** start Dataset section **

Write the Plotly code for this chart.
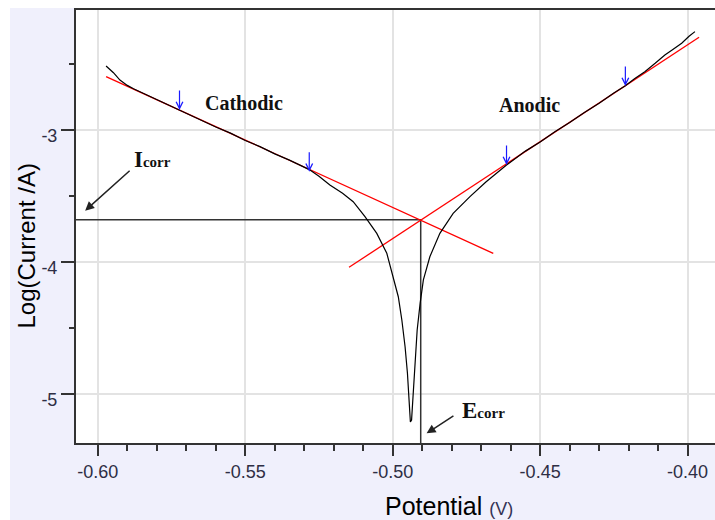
import plotly.graph_objects as go

# ---------------- data ----------------
potential = [-0.5972, -0.5960, -0.5947, -0.5925, -0.5900, -0.5879, -0.5850, -0.5800,
             -0.5750, -0.5700, -0.5650, -0.5600, -0.5550, -0.5500, -0.5450, -0.5400,
             -0.5350, -0.5300, -0.5283, -0.5250, -0.5213, -0.5170, -0.5134, -0.5094,
             -0.5054, -0.5020, -0.4998, -0.4981, -0.4969, -0.4958, -0.4950, -0.4944,
             -0.4940, -0.4936, -0.4930, -0.4924, -0.4917, -0.4907, -0.4896, -0.4874,
             -0.4840, -0.4795, -0.4738, -0.4684, -0.4650, -0.4614, -0.4550, -0.4500,
             -0.4450, -0.4400, -0.4350, -0.4300, -0.4250, -0.4211, -0.4180, -0.4145,
             -0.4110, -0.4077, -0.4050, -0.4020, -0.3995, -0.3975]
log_current = [-2.515, -2.540, -2.566, -2.622, -2.662, -2.688, -2.718, -2.773,
               -2.820, -2.875, -2.922, -2.977, -3.024, -3.079, -3.126, -3.181,
               -3.228, -3.283, -3.300, -3.350, -3.417, -3.480, -3.543, -3.657,
               -3.783, -3.934, -4.111, -4.263, -4.439, -4.642, -4.843, -5.020,
               -5.212, -5.197, -4.995, -4.793, -4.515, -4.313, -4.136, -3.960,
               -3.783, -3.631, -3.505, -3.394, -3.330, -3.265, -3.160, -3.091,
               -3.013, -2.944, -2.867, -2.797, -2.720, -2.665, -2.612, -2.558,
               -2.495, -2.432, -2.390, -2.343, -2.290, -2.255]

cathodic_fit_x = [-0.5972, -0.4659]
cathodic_fit_y = [-2.596, -3.934]
anodic_fit_x = [-0.5148, -0.3961]
anodic_fit_y = [-4.040, -2.298]

tafel_x = [-0.5723, -0.5283, -0.4614, -0.4211]
tafel_y = [-2.848, -3.316, -3.265, -2.667]

e_corr = -0.4905
log_i_corr = -3.68

x_tickvals = [-0.60, -0.55, -0.50, -0.45, -0.40]
x_ticktext = ["-0.60", "-0.55", "-0.50", "-0.45", "-0.40"]
y_tickvals = [-3, -4, -5]
y_ticktext = ["-3", "-4", "-5"]
y_minorvals = [-2.5, -3.5, -4.5]

x_range = [-0.6074, -0.3907]
y_range = [-5.371, -2.091]

# ---------------- figure ----------------
fig = go.Figure()

# guide lines for Icorr / Ecorr
fig.add_trace(go.Scatter(x=[x_range[0], e_corr, e_corr],
                         y=[log_i_corr, log_i_corr, y_range[0]],
                         mode="lines", line=dict(color="#333333", width=1.5),
                         hoverinfo="skip", showlegend=False, cliponaxis=False))

fig.add_trace(go.Scatter(x=cathodic_fit_x, y=cathodic_fit_y, mode="lines",
                         line=dict(color="#ff0000", width=1.3), showlegend=False))
fig.add_trace(go.Scatter(x=anodic_fit_x, y=anodic_fit_y, mode="lines",
                         line=dict(color="#ff0000", width=1.3), showlegend=False))
fig.add_trace(go.Scatter(x=potential, y=log_current, mode="lines",
                         line=dict(color="#000000", width=1.2), showlegend=False))

annotations = []
# blue Tafel-range arrows
for tx, ty in zip(tafel_x, tafel_y):
    annotations.append(dict(x=tx, y=ty, xref="x", yref="y", ax=0, ay=-21,
                            showarrow=True, arrowhead=5, arrowsize=1.1,
                            arrowwidth=1.2, arrowcolor="#1a1aff", text=""))

serif = "Liberation Serif, Times New Roman, serif"
annotations += [
    dict(x=-0.5504, y=-2.795, xref="x", yref="y", showarrow=False,
         text="<b>Cathodic</b>", font=dict(family=serif, size=20, color="#111111")),
    dict(x=-0.4536, y=-2.811, xref="x", yref="y", showarrow=False,
         text="<b>Anodic</b>", font=dict(family=serif, size=20, color="#111111")),
    # Icorr
    dict(x=-0.6043, y=-3.611, ax=-0.5887, ay=-3.298, xref="x", yref="y",
         axref="x", ayref="y", showarrow=True, arrowhead=2, arrowsize=1.2,
         arrowwidth=1.5, arrowcolor="#222222", text=""),
    dict(x=-0.5885, y=-3.225, xref="x", yref="y", showarrow=False, xanchor="left",
         text="<b>I<span style='font-size:15px'>corr</span></b>",
         font=dict(family=serif, size=23, color="#111111")),
    # Ecorr
    dict(x=-0.4885, y=-5.298, ax=-0.4789, ay=-5.159, xref="x", yref="y",
         axref="x", ayref="y", showarrow=True, arrowhead=2, arrowsize=1.2,
         arrowwidth=1.5, arrowcolor="#222222", text=""),
    dict(x=-0.4772, y=-5.125, xref="x", yref="y", showarrow=False, xanchor="left",
         text="<b>E<span style='font-size:15px'>corr</span></b>",
         font=dict(family=serif, size=23, color="#111111")),
    # axis titles
    dict(x=(26 - 76) / 639, y=(443 - 246.5) / 433, xref="paper", yref="paper",
         xanchor="center", yanchor="middle",
         showarrow=False, textangle=-90, text="Log(Current /A)",
         font=dict(family="Liberation Sans, Arial, sans-serif", size=24, color="#000000")),
    dict(x=(449 - 76) / 639, y=(443 - 506) / 433, xref="paper", yref="paper",
         xanchor="center", yanchor="middle",
         showarrow=False,
         text="Potential <span style='font-size:18px;color:#333355'>(V)</span>",
         font=dict(family="Liberation Sans, Arial, sans-serif", size=25, color="#000000")),
]

shapes = [
    dict(type="rect", xref="paper", yref="paper", x0=-0.2, x1=(10 - 76) / 639,
         y0=-0.3, y1=1.1, fillcolor="white", line=dict(width=0), layer="below"),
    dict(type="rect", xref="paper", yref="paper", x0=-0.2, x1=1.1,
         y0=(443 - 8) / 433, y1=1.1, fillcolor="white", line=dict(width=0), layer="below"),
]

tickfont = dict(family="Liberation Sans, Arial, sans-serif", size=18, color="#2e2e44")

fig.update_layout(
    width=715, height=520,
    margin=dict(l=76, r=0, t=10, b=77),
    paper_bgcolor="#F0F0FC",
    plot_bgcolor="white",
    showlegend=False,
    annotations=annotations,
    shapes=shapes,
    xaxis=dict(range=x_range, tickvals=x_tickvals, ticktext=x_ticktext,
               ticks="outside", ticklen=11, tickwidth=1.5, tickcolor="#333333",
               showgrid=True, gridcolor="#e3e3e3", gridwidth=1.5,
               showline=True, linecolor="#333333", linewidth=2, mirror=True,
               zeroline=False, tickfont=tickfont,
               minor=dict(dtick=0.01, tick0=-0.60, ticks="outside", ticklen=6,
                          tickwidth=1.5, tickcolor="#333333", showgrid=False)),
    yaxis=dict(range=y_range, tickvals=y_tickvals, ticktext=y_ticktext,
               ticks="outside", ticklen=13, tickwidth=1.5, tickcolor="#333333",
               showgrid=True, gridcolor="#e3e3e3", gridwidth=1.5,
               showline=True, linecolor="#333333", linewidth=2,
               zeroline=False, tickfont=tickfont, ticklabelshift=6,
               minor=dict(tickvals=y_minorvals, ticks="outside", ticklen=5,
                          tickwidth=1.5, tickcolor="#333333", showgrid=False)),
)

fig.write_html("out.html")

** end Dataset section **

(Task directions): Reproduce the material above from its first line through the line containing "import plotly.graph_objects as go", both ends included, and skip every picture.

(Answer to the exercise):
Write the Plotly code for this chart.
import plotly.graph_objects as go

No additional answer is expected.